First, historical conclusions. The early church didn’t have single-use church buildings. Instead, as they were pushed out of the synagogues by unbelieving Jews, they met in public spaces and in private homes. This explains why no commands to support building projects are found in the New Testament. In place of church buildings and building funds, we find that Christians who were wealthy enough to own large houses gave to the church by hosting the church in their own homes. According to Archaeology Magazine, the world’s oldest known church building (located in eastern Syrian in the ancient town of Dura-Europos) was not built until around AD 241. “Inside is the earliest known baptismal font.” This church building was located, not surprisingly, “in a house.”

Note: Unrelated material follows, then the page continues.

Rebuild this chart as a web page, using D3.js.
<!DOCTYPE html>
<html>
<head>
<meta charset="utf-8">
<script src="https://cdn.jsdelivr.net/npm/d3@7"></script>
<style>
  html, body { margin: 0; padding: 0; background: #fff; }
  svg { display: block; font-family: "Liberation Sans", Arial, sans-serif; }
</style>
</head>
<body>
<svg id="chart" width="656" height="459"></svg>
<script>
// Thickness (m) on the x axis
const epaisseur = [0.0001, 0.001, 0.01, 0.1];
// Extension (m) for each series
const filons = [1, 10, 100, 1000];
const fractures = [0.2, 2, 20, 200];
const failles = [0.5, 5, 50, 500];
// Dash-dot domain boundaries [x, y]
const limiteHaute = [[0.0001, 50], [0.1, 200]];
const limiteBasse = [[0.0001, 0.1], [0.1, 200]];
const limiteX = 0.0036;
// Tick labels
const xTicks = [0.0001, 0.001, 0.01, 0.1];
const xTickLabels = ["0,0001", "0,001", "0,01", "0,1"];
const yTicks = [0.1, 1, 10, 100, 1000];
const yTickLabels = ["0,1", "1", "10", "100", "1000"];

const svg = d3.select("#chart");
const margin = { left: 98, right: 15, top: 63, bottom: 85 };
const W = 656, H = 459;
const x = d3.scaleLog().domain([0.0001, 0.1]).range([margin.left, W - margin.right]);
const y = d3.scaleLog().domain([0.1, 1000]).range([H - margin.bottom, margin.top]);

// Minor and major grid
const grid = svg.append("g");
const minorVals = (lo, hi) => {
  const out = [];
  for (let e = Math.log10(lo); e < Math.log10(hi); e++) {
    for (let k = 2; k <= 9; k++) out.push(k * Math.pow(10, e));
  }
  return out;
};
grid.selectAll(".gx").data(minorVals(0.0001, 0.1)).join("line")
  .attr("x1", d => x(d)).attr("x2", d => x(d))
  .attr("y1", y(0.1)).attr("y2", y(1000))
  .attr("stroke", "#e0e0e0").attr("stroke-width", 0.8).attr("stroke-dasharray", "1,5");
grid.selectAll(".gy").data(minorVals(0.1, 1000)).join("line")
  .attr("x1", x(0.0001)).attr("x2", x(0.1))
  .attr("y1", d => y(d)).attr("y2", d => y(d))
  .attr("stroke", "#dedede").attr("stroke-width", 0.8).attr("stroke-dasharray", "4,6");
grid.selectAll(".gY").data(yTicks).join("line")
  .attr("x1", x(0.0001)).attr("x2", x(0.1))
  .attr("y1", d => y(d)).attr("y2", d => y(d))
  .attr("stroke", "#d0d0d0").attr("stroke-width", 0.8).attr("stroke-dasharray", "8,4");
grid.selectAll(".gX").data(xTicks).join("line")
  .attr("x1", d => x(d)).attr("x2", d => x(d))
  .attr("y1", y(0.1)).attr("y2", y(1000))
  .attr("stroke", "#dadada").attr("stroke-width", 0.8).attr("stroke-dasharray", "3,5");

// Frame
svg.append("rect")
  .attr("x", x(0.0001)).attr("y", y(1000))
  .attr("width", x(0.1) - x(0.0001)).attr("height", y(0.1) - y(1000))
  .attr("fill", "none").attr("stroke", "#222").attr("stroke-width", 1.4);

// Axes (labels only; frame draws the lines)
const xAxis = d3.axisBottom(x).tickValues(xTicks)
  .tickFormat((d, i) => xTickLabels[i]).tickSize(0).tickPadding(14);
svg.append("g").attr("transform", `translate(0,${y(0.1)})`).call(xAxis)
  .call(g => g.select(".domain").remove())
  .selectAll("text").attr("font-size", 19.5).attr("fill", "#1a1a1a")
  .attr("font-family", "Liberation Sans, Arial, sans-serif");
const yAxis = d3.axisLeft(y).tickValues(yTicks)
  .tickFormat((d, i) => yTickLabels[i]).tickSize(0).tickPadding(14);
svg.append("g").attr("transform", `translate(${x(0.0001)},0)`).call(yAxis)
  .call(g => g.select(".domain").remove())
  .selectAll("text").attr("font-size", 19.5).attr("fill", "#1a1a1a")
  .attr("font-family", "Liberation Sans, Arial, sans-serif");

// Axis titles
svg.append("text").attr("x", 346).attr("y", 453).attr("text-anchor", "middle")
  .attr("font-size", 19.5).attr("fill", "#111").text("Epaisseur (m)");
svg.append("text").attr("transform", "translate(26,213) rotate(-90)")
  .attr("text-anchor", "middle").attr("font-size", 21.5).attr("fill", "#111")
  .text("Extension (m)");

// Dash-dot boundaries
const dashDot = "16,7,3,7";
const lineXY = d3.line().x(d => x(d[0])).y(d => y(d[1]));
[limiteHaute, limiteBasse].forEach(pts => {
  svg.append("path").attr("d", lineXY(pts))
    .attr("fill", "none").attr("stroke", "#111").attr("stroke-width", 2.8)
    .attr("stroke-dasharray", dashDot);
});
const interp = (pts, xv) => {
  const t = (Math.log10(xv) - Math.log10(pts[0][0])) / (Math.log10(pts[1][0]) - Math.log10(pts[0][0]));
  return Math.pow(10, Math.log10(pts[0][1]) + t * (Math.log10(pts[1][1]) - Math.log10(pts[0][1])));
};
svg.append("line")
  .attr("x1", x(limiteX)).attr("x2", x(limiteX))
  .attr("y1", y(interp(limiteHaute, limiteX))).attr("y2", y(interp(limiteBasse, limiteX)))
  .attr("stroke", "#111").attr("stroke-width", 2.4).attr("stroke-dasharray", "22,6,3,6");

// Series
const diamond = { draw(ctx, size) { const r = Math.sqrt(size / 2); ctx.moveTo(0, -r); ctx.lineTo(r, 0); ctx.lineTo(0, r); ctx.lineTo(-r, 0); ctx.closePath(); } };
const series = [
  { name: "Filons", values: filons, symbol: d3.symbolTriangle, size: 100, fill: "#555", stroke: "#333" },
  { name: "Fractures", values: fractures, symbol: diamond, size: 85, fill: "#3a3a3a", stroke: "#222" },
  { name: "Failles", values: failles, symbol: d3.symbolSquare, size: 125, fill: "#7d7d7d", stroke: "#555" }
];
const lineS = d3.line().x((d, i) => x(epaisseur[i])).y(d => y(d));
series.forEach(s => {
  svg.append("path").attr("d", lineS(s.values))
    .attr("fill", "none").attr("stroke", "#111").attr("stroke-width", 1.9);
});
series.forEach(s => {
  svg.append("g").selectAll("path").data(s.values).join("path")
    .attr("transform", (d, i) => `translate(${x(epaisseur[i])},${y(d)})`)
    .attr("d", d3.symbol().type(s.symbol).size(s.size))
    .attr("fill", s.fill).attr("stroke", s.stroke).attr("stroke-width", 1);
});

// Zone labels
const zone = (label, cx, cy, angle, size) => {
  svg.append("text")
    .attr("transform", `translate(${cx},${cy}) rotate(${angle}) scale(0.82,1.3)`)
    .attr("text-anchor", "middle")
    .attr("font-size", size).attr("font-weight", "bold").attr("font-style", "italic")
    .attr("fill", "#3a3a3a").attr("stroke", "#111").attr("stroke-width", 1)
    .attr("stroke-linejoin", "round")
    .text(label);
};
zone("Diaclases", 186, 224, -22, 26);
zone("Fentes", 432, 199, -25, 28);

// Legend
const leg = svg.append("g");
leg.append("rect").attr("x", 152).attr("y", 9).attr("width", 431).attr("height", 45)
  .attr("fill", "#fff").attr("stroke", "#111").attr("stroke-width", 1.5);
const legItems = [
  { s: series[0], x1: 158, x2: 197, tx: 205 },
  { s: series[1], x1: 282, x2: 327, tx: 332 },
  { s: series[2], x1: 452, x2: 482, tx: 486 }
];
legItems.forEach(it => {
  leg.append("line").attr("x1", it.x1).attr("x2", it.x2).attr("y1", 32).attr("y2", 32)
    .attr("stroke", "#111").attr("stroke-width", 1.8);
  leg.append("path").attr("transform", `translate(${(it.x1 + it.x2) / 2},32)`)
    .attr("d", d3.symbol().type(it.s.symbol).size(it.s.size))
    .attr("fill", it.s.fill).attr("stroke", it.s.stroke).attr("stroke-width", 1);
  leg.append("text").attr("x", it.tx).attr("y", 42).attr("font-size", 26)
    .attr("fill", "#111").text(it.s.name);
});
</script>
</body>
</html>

People debate why the early church did not build church buildings. Was it because they were too poor? Was it because their congregations were so small? Was it because of persecution? While each of these factors undoubtedly played a role, none of them were universally true for the first 200 years of the church. I don’t think any of them explain fully why the pagans built temples, the Jews built synagogues, but the Christians didn’t build church buildings. I suspect a better answer is found in the theological nature of the church as a spiritual household, a missional body, and a heavenly citizenship, but that is a topic too big for this post.

Second, what theological and practical conclusions can we draw from the historical evidence? At minimum, I think, these:

  • Local Christians should work together to provide space for the church to gather, whether in homes or other buildings. The church does need space to meet, and this means some people will need to give to make this possible.
  • Richer members of the local congregation should be willing to give more than their poorer brothers and sisters. In fact, poor Christians should never be pressured to pay for church buildings.
  • Church building projects should not distract the church from its primary giving goals: supporting gospel workers and caring for poor Christians near and far. If church building expenses become the central focus of our giving and our talk about giving, then we have severe vision problems.

What else might we learn from the example of the early church here? What might we learn from the global house church movement today? (For example, Nexus: The World House Church Movement Reader, edited by Rad Zdero. See here.) How might we adapt our assumptions about church meeting places, church sizes, and church giving patterns to streamline them for missional goals? How many large church buildings does each community really need? Might some people be drawn to church buildings rather than to Christ? Or, at minimum, do some of us have trouble imagining how we could follow the Homeless Man without well-equipped, expansive and expensive church buildings?